For a platform built around aggregation, category browsing, video access, and constant updates, the goal is not to mimic social media's chaos. The goal is to give readers a cleaner route through a crowded information day. That is where a service-driven news hub earns its value.

A better fit for broad-interest readers

Readers with broad interests need a format that handles variety well. Someone who wants global headlines, tech launches, travel developments, health reports, and entertainment coverage in one visit is not looking for a single-topic experience. They want a dependable place to scan, compare, and move on.

That is where curated headline systems are especially strong. They support cross-category discovery without forcing every story into the same algorithmic funnel. A well-organized portal can help users jump from breaking news to live video to feature content without losing track of what they came for.

For a broad-access platform such as RobinsPost, that model aligns with how many readers actually browse. They are not always searching for one deep article. Sometimes they want a quick newsroom view of the day, with enough structure to explore without getting lost.

So which is better?

If the question is speed alone, social media often wins. If the question is clarity, context, and efficient scanning across multiple topics, curated headlines usually come out ahead.

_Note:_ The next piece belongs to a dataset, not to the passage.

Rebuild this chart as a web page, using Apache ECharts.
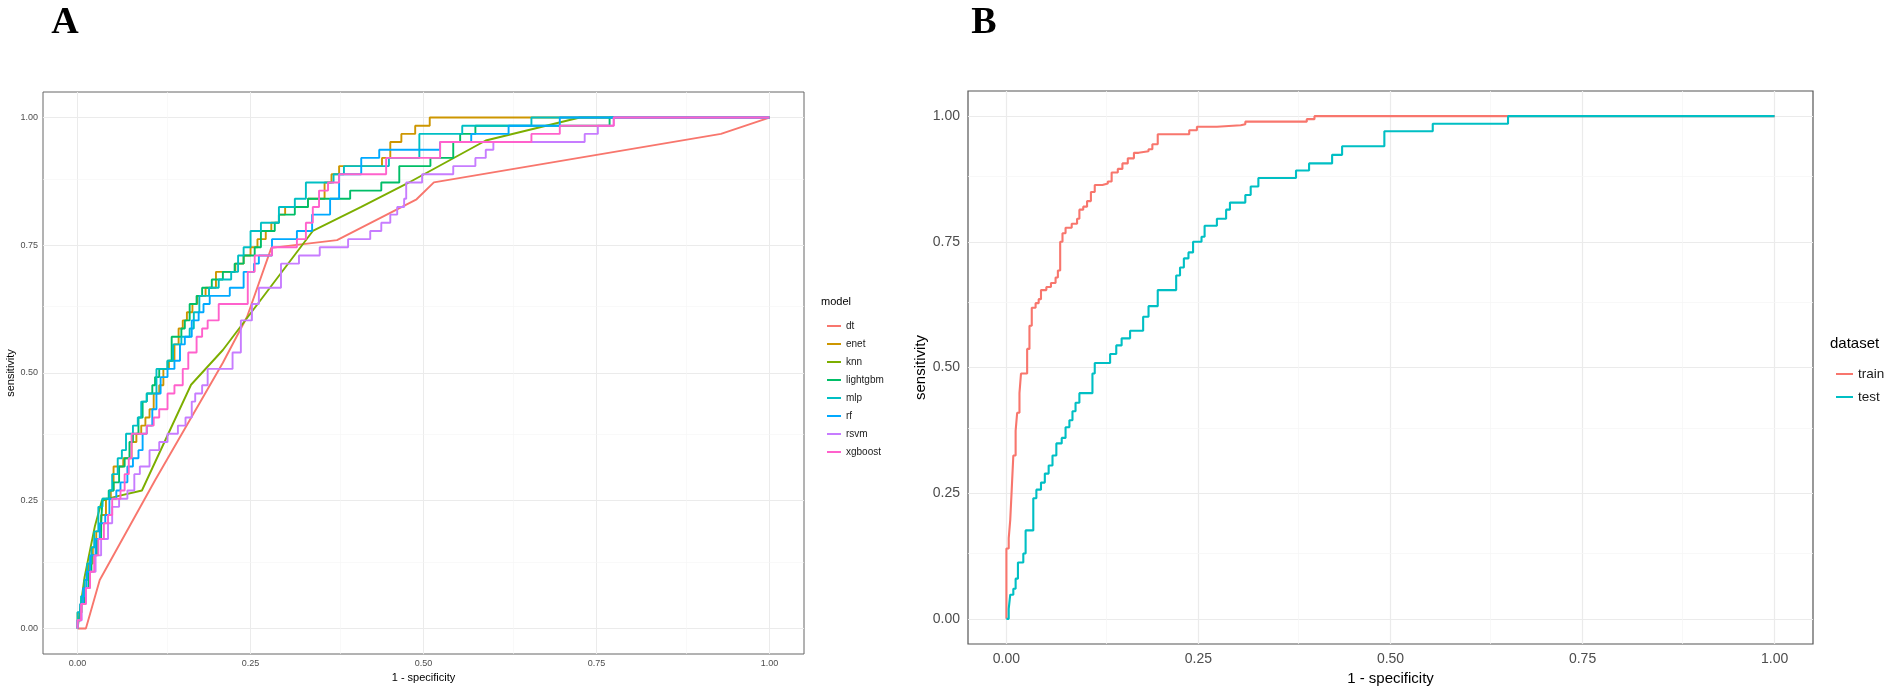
<!DOCTYPE html>
<html>
<head>
<meta charset="utf-8">
<script src="https://cdn.jsdelivr.net/npm/echarts@6/dist/echarts.min.js"></script>
<style>
html, body { margin: 0; background: #fff; }
#main { width: 1902px; height: 692px; }
</style>
</head>
<body>
<div id="main"></div>
<script>
// ---- data ----
var modelNames = ['dt', 'enet', 'knn', 'lightgbm', 'mlp', 'rf', 'rsvm', 'xgboost'];
var modelColors = ['#F8766D', '#CD9600', '#7CAE00', '#00BE67', '#00BFC4', '#00A9FF', '#C77CFF', '#FF61CC'];
var straightModels = ['dt', 'knn'];   // drawn as plain polylines, the rest are ROC steps
var tickValues = [0, 0.25, 0.5, 0.75, 1];
var minorValues = [0.125, 0.375, 0.625, 0.875];
var datasetNames = ['train', 'test'];
var datasetColors = ['#F8766D', '#00BFC4'];

// panel A : [1 - specificity, sensitivity]
var rocDt = [[0,0],[0.012,0],[0.032,0.095],[0.112,0.29],[0.21,0.52],[0.245,0.61],[0.28,0.745],[0.375,0.76],[0.49,0.84],[0.515,0.873],[0.93,0.968],[1,1]];
var rocEnet = [[0,0],[0,0.031],[0.006,0.063],[0.01,0.095],[0.016,0.127],[0.022,0.159],[0.027,0.19],[0.034,0.222],[0.041,0.254],[0.048,0.27],[0.052,0.317],[0.066,0.333],[0.078,0.365],[0.085,0.381],[0.092,0.397],[0.098,0.413],[0.104,0.429],[0.11,0.46],[0.118,0.476],[0.124,0.508],[0.132,0.524],[0.14,0.556],[0.146,0.587],[0.152,0.603],[0.158,0.619],[0.166,0.635],[0.173,0.651],[0.185,0.667],[0.2,0.698],[0.228,0.714],[0.24,0.73],[0.25,0.746],[0.26,0.762],[0.272,0.778],[0.28,0.794],[0.291,0.81],[0.3,0.825],[0.333,0.841],[0.357,0.873],[0.367,0.889],[0.378,0.905],[0.44,0.921],[0.452,0.952],[0.468,0.968],[0.488,0.984],[0.509,1],[1,1]];
var rocKnn = [[0,0],[0.01,0.1],[0.025,0.2],[0.035,0.25],[0.055,0.258],[0.093,0.27],[0.164,0.477],[0.21,0.545],[0.34,0.778],[0.41,0.825],[0.475,0.87],[0.59,0.955],[0.726,1],[1,1]];
var rocLightgbm = [[0,0],[0,0.016],[0.004,0.048],[0.01,0.079],[0.016,0.111],[0.02,0.143],[0.028,0.175],[0.034,0.206],[0.036,0.254],[0.045,0.27],[0.052,0.286],[0.06,0.317],[0.068,0.333],[0.075,0.365],[0.08,0.381],[0.088,0.413],[0.094,0.444],[0.1,0.46],[0.108,0.476],[0.112,0.492],[0.118,0.508],[0.13,0.524],[0.136,0.571],[0.15,0.587],[0.155,0.603],[0.162,0.635],[0.172,0.651],[0.18,0.667],[0.194,0.683],[0.21,0.698],[0.227,0.714],[0.24,0.73],[0.256,0.746],[0.265,0.778],[0.285,0.794],[0.291,0.81],[0.314,0.825],[0.333,0.841],[0.394,0.857],[0.439,0.873],[0.465,0.905],[0.51,0.921],[0.543,0.952],[0.553,0.968],[0.575,0.984],[0.769,1],[1,1]];
var rocMlp = [[0,0],[0,0.032],[0.005,0.063],[0.01,0.095],[0.014,0.127],[0.02,0.159],[0.024,0.19],[0.03,0.238],[0.036,0.254],[0.046,0.27],[0.05,0.302],[0.058,0.333],[0.064,0.349],[0.07,0.381],[0.08,0.397],[0.087,0.413],[0.092,0.444],[0.1,0.46],[0.114,0.508],[0.13,0.524],[0.138,0.556],[0.15,0.571],[0.162,0.587],[0.168,0.619],[0.176,0.651],[0.19,0.667],[0.204,0.683],[0.222,0.698],[0.232,0.73],[0.24,0.746],[0.25,0.778],[0.265,0.794],[0.291,0.825],[0.314,0.841],[0.33,0.873],[0.37,0.889],[0.385,0.905],[0.45,0.921],[0.494,0.968],[0.556,0.984],[0.656,1],[1,1]];
var rocRf = [[0,0],[0,0.016],[0.004,0.048],[0.008,0.079],[0.013,0.111],[0.018,0.143],[0.026,0.175],[0.032,0.206],[0.04,0.222],[0.046,0.254],[0.056,0.27],[0.062,0.286],[0.072,0.317],[0.08,0.333],[0.088,0.349],[0.094,0.381],[0.1,0.397],[0.108,0.429],[0.114,0.46],[0.12,0.492],[0.13,0.508],[0.14,0.524],[0.148,0.556],[0.155,0.571],[0.165,0.603],[0.175,0.619],[0.182,0.635],[0.191,0.651],[0.22,0.667],[0.24,0.698],[0.255,0.714],[0.262,0.73],[0.281,0.762],[0.317,0.778],[0.339,0.81],[0.365,0.841],[0.378,0.889],[0.41,0.921],[0.436,0.937],[0.524,0.952],[0.569,0.968],[0.623,0.984],[0.697,1],[1,1]];
var rocRsvm = [[0,0],[0,0.016],[0.006,0.048],[0.012,0.079],[0.018,0.111],[0.026,0.143],[0.034,0.175],[0.044,0.206],[0.05,0.238],[0.06,0.254],[0.072,0.27],[0.082,0.302],[0.09,0.317],[0.104,0.349],[0.118,0.365],[0.13,0.381],[0.145,0.397],[0.156,0.413],[0.165,0.444],[0.17,0.46],[0.18,0.476],[0.188,0.508],[0.224,0.54],[0.236,0.603],[0.252,0.635],[0.262,0.667],[0.294,0.714],[0.32,0.73],[0.35,0.746],[0.391,0.762],[0.423,0.778],[0.439,0.794],[0.452,0.81],[0.462,0.825],[0.472,0.841],[0.475,0.873],[0.498,0.889],[0.543,0.905],[0.575,0.921],[0.59,0.937],[0.601,0.952],[0.733,0.968],[0.752,0.984],[0.775,1],[1,1]];
var rocXgboost = [[0,0],[0,0.016],[0.005,0.048],[0.012,0.079],[0.018,0.111],[0.024,0.143],[0.03,0.175],[0.038,0.206],[0.044,0.222],[0.05,0.254],[0.062,0.27],[0.068,0.302],[0.074,0.333],[0.078,0.381],[0.1,0.397],[0.11,0.413],[0.118,0.429],[0.13,0.46],[0.14,0.476],[0.152,0.508],[0.16,0.54],[0.172,0.571],[0.18,0.587],[0.188,0.603],[0.204,0.635],[0.246,0.698],[0.256,0.73],[0.281,0.746],[0.317,0.762],[0.33,0.794],[0.34,0.825],[0.349,0.857],[0.362,0.873],[0.378,0.889],[0.446,0.921],[0.524,0.952],[0.656,0.968],[0.697,0.984],[0.775,1],[1,1]];
var rocModels = [rocDt, rocEnet, rocKnn, rocLightgbm, rocMlp, rocRf, rocRsvm, rocXgboost];

// panel B
var rocTrain = [[0,0],[0,0.14],[0.003,0.16],[0.005,0.197],[0.007,0.26],[0.009,0.325],[0.012,0.374],[0.014,0.41],[0.017,0.449],[0.019,0.488],[0.027,0.537],[0.03,0.583],[0.033,0.619],[0.038,0.628],[0.042,0.636],[0.045,0.654],[0.052,0.66],[0.058,0.668],[0.064,0.679],[0.067,0.693],[0.07,0.75],[0.073,0.767],[0.077,0.778],[0.085,0.786],[0.092,0.796],[0.095,0.814],[0.1,0.82],[0.105,0.831],[0.11,0.849],[0.115,0.863],[0.125,0.866],[0.132,0.87],[0.137,0.888],[0.145,0.895],[0.151,0.906],[0.158,0.916],[0.166,0.927],[0.172,0.93],[0.185,0.934],[0.19,0.944],[0.197,0.964],[0.238,0.972],[0.248,0.979],[0.274,0.982],[0.305,0.984],[0.311,0.989],[0.391,0.994],[0.401,1],[1,1]];
var rocTest = [[0,0],[0.003,0.02],[0.005,0.048],[0.009,0.06],[0.012,0.08],[0.015,0.112],[0.022,0.13],[0.025,0.176],[0.035,0.24],[0.039,0.257],[0.045,0.271],[0.05,0.289],[0.055,0.305],[0.06,0.325],[0.065,0.349],[0.072,0.36],[0.077,0.381],[0.082,0.395],[0.086,0.413],[0.09,0.43],[0.095,0.449],[0.112,0.488],[0.115,0.509],[0.135,0.527],[0.143,0.544],[0.15,0.558],[0.161,0.573],[0.178,0.601],[0.185,0.622],[0.197,0.654],[0.221,0.683],[0.226,0.699],[0.231,0.717],[0.237,0.729],[0.243,0.75],[0.254,0.76],[0.258,0.782],[0.274,0.796],[0.286,0.814],[0.291,0.828],[0.311,0.843],[0.318,0.86],[0.328,0.877],[0.377,0.892],[0.394,0.906],[0.424,0.923],[0.437,0.94],[0.492,0.97],[0.555,0.985],[0.653,1],[1,1]];
var rocDatasets = [rocTrain, rocTest];

// ---- chart ----
var FONT = '"Liberation Sans", Arial, sans-serif';
var ec = echarts.init(document.getElementById('main'));

// ggplot-like panel grid, drawn through the axes as mark lines under the curves
function panelGrid(majorWidth) {
    var major = { color: '#ebebeb', width: majorWidth, type: 'solid' };
    var minor = { color: '#f5f5f5', width: majorWidth * 0.6, type: 'solid' };
    var d = [];
    tickValues.forEach(function (v) {
        d.push({ xAxis: v, lineStyle: major });
        d.push({ yAxis: v, lineStyle: major });
    });
    minorValues.forEach(function (v) {
        d.push({ xAxis: v, lineStyle: minor });
        d.push({ yAxis: v, lineStyle: minor });
    });
    return { silent: true, symbol: 'none', z: 1, animation: false,
             label: { show: false }, emphasis: { disabled: true },
             lineStyle: { type: 'solid' }, data: d };
}

function axis(gridIndex, fontSize, tickLen, margin, name, nameSize, nameGap, isY) {
    return {
        type: 'value', gridIndex: gridIndex, min: -0.05, max: 1.05,
        name: name, nameLocation: 'middle', nameGap: nameGap, nameRotate: isY ? 90 : 0,
        nameTextStyle: { fontFamily: FONT, fontSize: nameSize, color: '#000' },
        axisLine: { show: false },
        axisTick: { show: true, customValues: tickValues, length: tickLen,
                    lineStyle: { color: '#333', width: 1 } },
        axisLabel: { customValues: tickValues, margin: margin, fontFamily: FONT,
                     fontSize: fontSize, color: '#4d4d4d',
                     formatter: function (v) { return v.toFixed(2); } },
        splitLine: { show: false }
    };
}

var series = [];
modelNames.forEach(function (m, i) {
    series.push({
        name: m, type: 'line', xAxisIndex: 0, yAxisIndex: 0,
        data: rocModels[i], showSymbol: false, symbol: 'none',
        step: straightModels.indexOf(m) >= 0 ? false : 'end',
        lineStyle: { color: modelColors[i], width: 1.9 },
        itemStyle: { color: modelColors[i] },
        markLine: i === 0 ? panelGrid(1) : undefined
    });
});
datasetNames.forEach(function (n, i) {
    series.push({
        name: n, type: 'line', xAxisIndex: 1, yAxisIndex: 1,
        data: rocDatasets[i], showSymbol: false, symbol: 'none', step: 'end',
        lineStyle: { color: datasetColors[i], width: 2.1 },
        itemStyle: { color: datasetColors[i] },
        markLine: i === 0 ? panelGrid(1.2) : undefined
    });
});

ec.setOption({
    animation: false,
    backgroundColor: '#fff',
    grid: [
        { left: 43, top: 92, width: 761, height: 562, show: true, borderColor: '#666', borderWidth: 1, backgroundColor: 'transparent' },
        { left: 968, top: 91, width: 845, height: 553, show: true, borderColor: '#555', borderWidth: 1.2, backgroundColor: 'transparent' }
    ],
    xAxis: [
        axis(0, 9, 3, 5, '1 - specificity', 11, 17, false),
        axis(1, 14, 5, 8, '1 - specificity', 15, 26, false)
    ],
    yAxis: [
        axis(0, 9, 3, 5, 'sensitivity', 11, 26, true),
        axis(1, 14, 5, 8, 'sensitivity', 15, 38, true)
    ],
    legend: [
        { data: modelNames, orient: 'vertical', left: 822, top: 315, icon: 'rect',
          itemWidth: 14, itemHeight: 2, itemGap: 6, selectedMode: false,
          textStyle: { fontFamily: FONT, fontSize: 10, lineHeight: 12, color: '#1a1a1a' } },
        { data: datasetNames, orient: 'vertical', left: 1831, top: 361, icon: 'rect',
          itemWidth: 17, itemHeight: 2, itemGap: 7, selectedMode: false,
          textStyle: { fontFamily: FONT, fontSize: 13.5, lineHeight: 16, color: '#1a1a1a' } }
    ],
    graphic: [
        { type: 'text', x: 65, y: 23, style: { text: 'A', font: 'bold 38px "Liberation Serif"', fill: '#000', align: 'center', verticalAlign: 'middle' } },
        { type: 'text', x: 984, y: 23, style: { text: 'B', font: 'bold 38px "Liberation Serif"', fill: '#000', align: 'center', verticalAlign: 'middle' } },
        { type: 'text', x: 821, y: 302, style: { text: 'model', font: '11px ' + FONT, fill: '#000', align: 'left', verticalAlign: 'middle' } },
        { type: 'text', x: 1830, y: 344, style: { text: 'dataset', font: '15px ' + FONT, fill: '#000', align: 'left', verticalAlign: 'middle' } }
    ],
    series: series
});
</script>
</body>
</html>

The better choice depends on what you need in the moment. If you are tracking a fast-moving event and want immediate reactions, social media has value. If you want to know what actually happened, which outlets are covering it, and what related updates matter next, curated headlines do a better job.

The smartest news habit is not about loyalty to a format. It is about using each one for what it does well. Let social media alert you to movement. Let curated headlines help you make sense of it.